6. Reacts adversely to stress, and often becomes unable to cope adequately with it. The patient is not able to cope with this traumatic event or series of events, which comes as a “last straw” on top of years of suppressed reactions to stress.
7. Has an inability to resolve deep-seated emotional problems, often even being unaware of their presence. Typical of the cancer-susceptible personality is the long-standing tendency to suppress “toxic emotions”, particularly anger.
Usually beginning in childhood, this individual has held in hostility, originating in feelings of rejection by one or both parents. Whether these feelings are justified or not, the individual perceives this rejection as real, and this results in a lack of closeness with the “rejecting” parent, followed later in life by a lack of closeness with spouses and other close persons. Those at the higher risk for cancer tend to develop feelings of loneliness as a result of their having been deprived of affection and acceptance earlier in life, even if this is only their perception. They have a tremendous need for approval and acceptance, while suppressing their own emotional needs.
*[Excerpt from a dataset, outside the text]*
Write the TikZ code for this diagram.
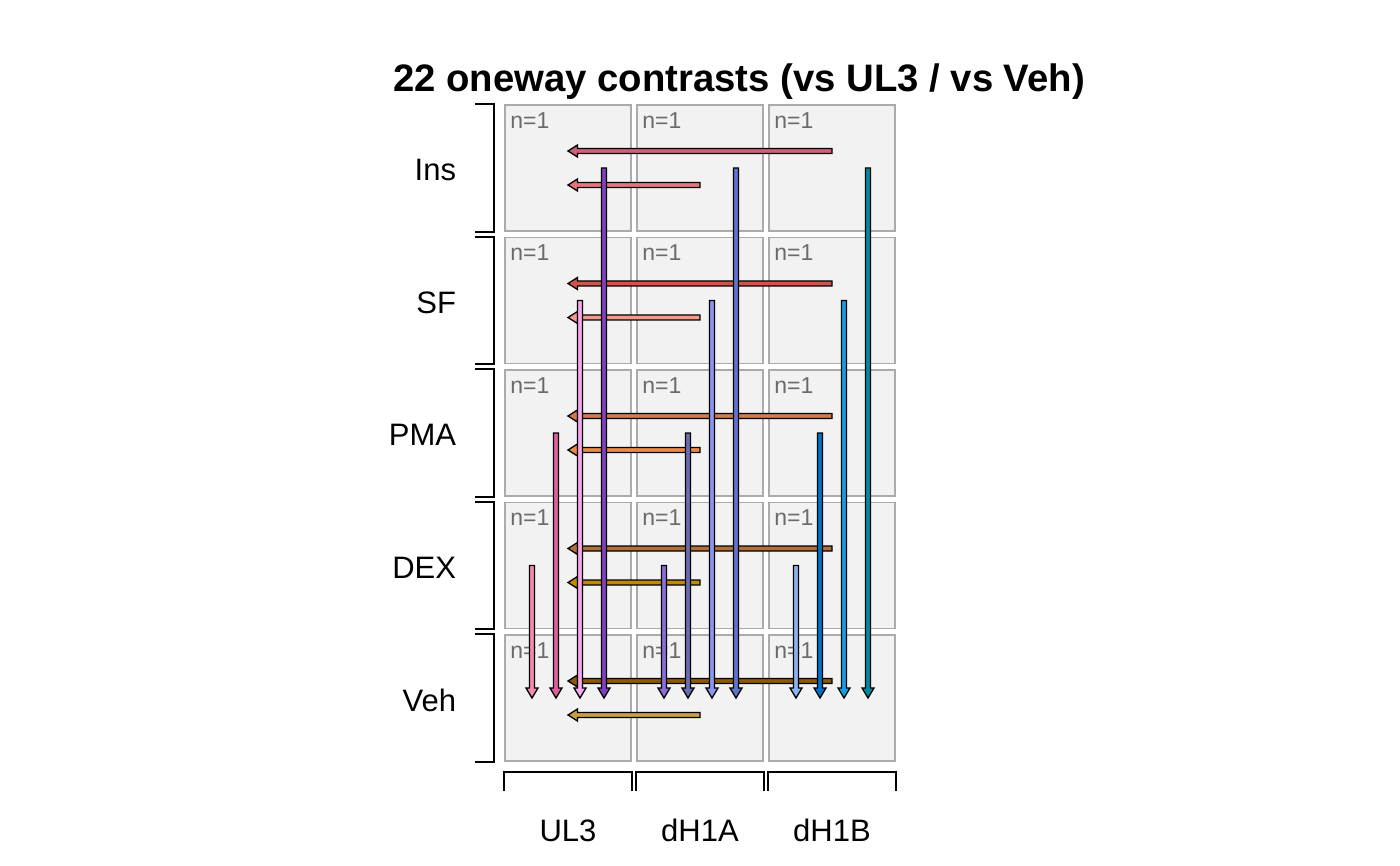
\documentclass[tikz,border=0pt]{standalone}
\usepackage{fontspec}
\setmainfont{Liberation Sans}
\usepackage{tikz}
\usetikzlibrary{calc}

% cell and bracket colours
\definecolor{cellfill}{HTML}{F2F2F2}
\definecolor{cellline}{HTML}{ABABAB}
\definecolor{ngray}{HTML}{6B6B6B}
% vs UL3 (horizontal)
\definecolor{hInsB}{HTML}{C9637A}
\definecolor{hInsA}{HTML}{E8737F}
\definecolor{hSFB}{HTML}{D0544C}
\definecolor{hSFA}{HTML}{F59A88}
\definecolor{hPMAB}{HTML}{D07A4E}
\definecolor{hPMAA}{HTML}{E88B4A}
\definecolor{hDEXB}{HTML}{B07038}
\definecolor{hDEXA}{HTML}{C08A00}
\definecolor{hVehB}{HTML}{8C5A00}
\definecolor{hVehA}{HTML}{C8A040}
% vs Veh (vertical)
\definecolor{vUDEX}{HTML}{F58AB0}
\definecolor{vUPMA}{HTML}{E0609E}
\definecolor{vUSF}{HTML}{F5A8F0}
\definecolor{vUIns}{HTML}{8040C0}
\definecolor{vADEX}{HTML}{8A6FD8}
\definecolor{vAPMA}{HTML}{6C6CB0}
\definecolor{vASF}{HTML}{8C96F0}
\definecolor{vAIns}{HTML}{6074CC}
\definecolor{vBDEX}{HTML}{8AB4F0}
\definecolor{vBPMA}{HTML}{0072C8}
\definecolor{vBSF}{HTML}{12A0E4}
\definecolor{vBIns}{HTML}{008BA0}

% fat arrows: colour, tail, tip
\newcommand{\harr}[3]{%
  \draw[fatline, fill=#1] ($(#2)+(0,2.5)$) -- ($(#3)+(9.5,2.5)$) -- ($(#3)+(9.5,6)$) -- (#3)
    -- ($(#3)+(9.5,-6)$) -- ($(#3)+(9.5,-2.5)$) -- ($(#2)+(0,-2.5)$) -- cycle;}
\newcommand{\varr}[3]{%
  \draw[fatline, fill=#1] ($(#2)+(-2.5,0)$) -- ($(#3)+(-2.5,-10)$) -- ($(#3)+(-6,-10)$) -- (#3)
    -- ($(#3)+(6,-10)$) -- ($(#3)+(2.5,-10)$) -- ($(#2)+(2.5,0)$) -- cycle;}

\begin{document}
\begin{tikzpicture}[
    x=1pt, y=-1pt,
    cell/.style    ={draw=cellline, fill=cellfill, line width=1.5pt, minimum width=126pt, minimum height=126pt, inner sep=0pt},
    ncount/.style  ={anchor=base west, text=ngray, font=\fontsize{23}{26}\selectfont, inner sep=0pt},
    rlabel/.style  ={anchor=east, font=\fontsize{31}{36}\selectfont, inner sep=0pt},
    clabel/.style  ={font=\fontsize{31}{36}\selectfont, inner sep=0pt},
    bracket/.style ={draw=black, line width=1.8pt},
    fatline/.style ={draw=black, line width=1.3pt, line join=miter},
  ]
  \useasboundingbox (0,0) rectangle (1400,866);
  \node[font=\fontsize{38.3}{43}\selectfont\bfseries, anchor=base] (title) at (739,92) {22 oneway contrasts (vs UL3 / vs Veh)};

  % grid of cells
  \node[cell] (insU) at (568,168) {};
  \node[cell] (insA) at (700,168) {};
  \node[cell] (insB) at (832,168) {};
  \node[cell] (sfU)  at (568,300.5) {};
  \node[cell] (sfA)  at (700,300.5) {};
  \node[cell] (sfB)  at (832,300.5) {};
  \node[cell] (pmaU) at (568,433) {};
  \node[cell] (pmaA) at (700,433) {};
  \node[cell] (pmaB) at (832,433) {};
  \node[cell] (dexU) at (568,565.5) {};
  \node[cell] (dexA) at (700,565.5) {};
  \node[cell] (dexB) at (832,565.5) {};
  \node[cell] (vehU) at (568,698) {};
  \node[cell] (vehA) at (700,698) {};
  \node[cell] (vehB) at (832,698) {};

  \node[ncount] (n-insU) at ([xshift=6pt,yshift=-24pt]insU.north west) {n=1};
  \node[ncount] (n-insA) at ([xshift=6pt,yshift=-24pt]insA.north west) {n=1};
  \node[ncount] (n-insB) at ([xshift=6pt,yshift=-24pt]insB.north west) {n=1};
  \node[ncount] (n-sfU)  at ([xshift=6pt,yshift=-24pt]sfU.north west) {n=1};
  \node[ncount] (n-sfA)  at ([xshift=6pt,yshift=-24pt]sfA.north west) {n=1};
  \node[ncount] (n-sfB)  at ([xshift=6pt,yshift=-24pt]sfB.north west) {n=1};
  \node[ncount] (n-pmaU) at ([xshift=6pt,yshift=-24pt]pmaU.north west) {n=1};
  \node[ncount] (n-pmaA) at ([xshift=6pt,yshift=-24pt]pmaA.north west) {n=1};
  \node[ncount] (n-pmaB) at ([xshift=6pt,yshift=-24pt]pmaB.north west) {n=1};
  \node[ncount] (n-dexU) at ([xshift=6pt,yshift=-24pt]dexU.north west) {n=1};
  \node[ncount] (n-dexA) at ([xshift=6pt,yshift=-24pt]dexA.north west) {n=1};
  \node[ncount] (n-dexB) at ([xshift=6pt,yshift=-24pt]dexB.north west) {n=1};
  \node[ncount] (n-vehU) at ([xshift=6pt,yshift=-24pt]vehU.north west) {n=1};
  \node[ncount] (n-vehA) at ([xshift=6pt,yshift=-24pt]vehA.north west) {n=1};
  \node[ncount] (n-vehB) at ([xshift=6pt,yshift=-24pt]vehB.north west) {n=1};

  % row brackets and labels
  \draw[bracket] ([xshift=-29pt]insU.north west) -- ([xshift=-10pt]insU.north west) -- ([xshift=-10pt]insU.south west) -- ([xshift=-29pt]insU.south west);
  \draw[bracket] ([xshift=-29pt]sfU.north west)  -- ([xshift=-10pt]sfU.north west)  -- ([xshift=-10pt]sfU.south west)  -- ([xshift=-29pt]sfU.south west);
  \draw[bracket] ([xshift=-29pt]pmaU.north west) -- ([xshift=-10pt]pmaU.north west) -- ([xshift=-10pt]pmaU.south west) -- ([xshift=-29pt]pmaU.south west);
  \draw[bracket] ([xshift=-29pt]dexU.north west) -- ([xshift=-10pt]dexU.north west) -- ([xshift=-10pt]dexU.south west) -- ([xshift=-29pt]dexU.south west);
  \draw[bracket] ([xshift=-29pt]vehU.north west) -- ([xshift=-10pt]vehU.north west) -- ([xshift=-10pt]vehU.south west) -- ([xshift=-29pt]vehU.south west);
  \node[rlabel] (l-ins) at ([xshift=-48pt,yshift=-2pt]insU.west) {Ins};
  \node[rlabel] (l-sf)  at ([xshift=-48pt,yshift=-2pt]sfU.west)  {SF};
  \node[rlabel] (l-pma) at ([xshift=-48pt,yshift=-2pt]pmaU.west) {PMA};
  \node[rlabel] (l-dex) at ([xshift=-48pt,yshift=-2pt]dexU.west) {DEX};
  \node[rlabel] (l-veh) at ([xshift=-48pt,yshift=-2pt]vehU.west) {Veh};

  % column brackets and labels
  \draw[bracket] ([yshift=-29pt]vehU.south west) -- ([yshift=-10pt]vehU.south west) -- ([yshift=-10pt]vehU.south east) -- ([yshift=-29pt]vehU.south east);
  \draw[bracket] ([yshift=-29pt]vehA.south west) -- ([yshift=-10pt]vehA.south west) -- ([yshift=-10pt]vehA.south east) -- ([yshift=-29pt]vehA.south east);
  \draw[bracket] ([yshift=-29pt]vehB.south west) -- ([yshift=-10pt]vehB.south west) -- ([yshift=-10pt]vehB.south east) -- ([yshift=-29pt]vehB.south east);
  \node[clabel] (l-ul3)  at ([yshift=-69pt]vehU.south) {UL3};
  \node[clabel] (l-dh1a) at ([yshift=-69pt]vehA.south) {dH1A};
  \node[clabel] (l-dh1b) at ([yshift=-69pt]vehB.south) {dH1B};

  % vs UL3
  \harr{hInsB}{[yshift=17pt]insB.center}{[yshift=17pt]insU.center}
  \harr{hInsA}{[yshift=-17pt]insA.center}{[yshift=-17pt]insU.center}
  \harr{hSFB}{[yshift=17pt]sfB.center}{[yshift=17pt]sfU.center}
  \harr{hSFA}{[yshift=-17pt]sfA.center}{[yshift=-17pt]sfU.center}
  \harr{hPMAB}{[yshift=17pt]pmaB.center}{[yshift=17pt]pmaU.center}
  \harr{hPMAA}{[yshift=-17pt]pmaA.center}{[yshift=-17pt]pmaU.center}
  \harr{hDEXB}{[yshift=17pt]dexB.center}{[yshift=17pt]dexU.center}
  \harr{hDEXA}{[yshift=-17pt]dexA.center}{[yshift=-17pt]dexU.center}
  \harr{hVehB}{[yshift=17pt]vehB.center}{[yshift=17pt]vehU.center}
  \harr{hVehA}{[yshift=-17pt]vehA.center}{[yshift=-17pt]vehU.center}

  % vs Veh
  \varr{vUDEX}{[xshift=-36pt]dexU.center}{[xshift=-36pt]vehU.center}
  \varr{vUPMA}{[xshift=-12pt]pmaU.center}{[xshift=-12pt]vehU.center}
  \varr{vUSF}{[xshift=12pt]sfU.center}{[xshift=12pt]vehU.center}
  \varr{vUIns}{[xshift=36pt]insU.center}{[xshift=36pt]vehU.center}
  \varr{vADEX}{[xshift=-36pt]dexA.center}{[xshift=-36pt]vehA.center}
  \varr{vAPMA}{[xshift=-12pt]pmaA.center}{[xshift=-12pt]vehA.center}
  \varr{vASF}{[xshift=12pt]sfA.center}{[xshift=12pt]vehA.center}
  \varr{vAIns}{[xshift=36pt]insA.center}{[xshift=36pt]vehA.center}
  \varr{vBDEX}{[xshift=-36pt]dexB.center}{[xshift=-36pt]vehB.center}
  \varr{vBPMA}{[xshift=-12pt]pmaB.center}{[xshift=-12pt]vehB.center}
  \varr{vBSF}{[xshift=12pt]sfB.center}{[xshift=12pt]vehB.center}
  \varr{vBIns}{[xshift=36pt]insB.center}{[xshift=36pt]vehB.center}
\end{tikzpicture}
\end{document}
They become the “caretakers”, showing great compassion and care. In their childhood they have been typically taught “not to be selfish”, and they take this to heart as a major lifetime objective. There is nothing wrong with caregiving, of course, but the problem arises when the susceptible individual derives their entire worth, value and identity from their role as “caretaker”. If this very important shift cannot be made, the patient is stuck in this role. As already stated, a consistent feature of those who are susceptible to cancer appears to be that they “suffer in silence”, and bear their burdens without complaint.
How one reacts to stress appears to be a major factor in the larger number of contributing causes of cancer. Most cancer patients have experienced a highly stressful event, usually about 2 years prior to the onset of detectable disease. This traumatic event is often beyond the patient’s control, such as the loss of a loved one, loss of a business, job, home, or some other major disaster.
The typical cancer personality has lost the ability to cope with these extreme events, because his/her coping mechanism lies in his/her ability to control the environment. When this control is lost, the patient has no other way to cope. Major stress causes suppression on the immune system, and does so more overwhelmingly in the cancer-susceptible individual than in others. Thus personal tragedies and excessive levels of stress appear to combine with the underlying personality described above to bring on the immune deficiency.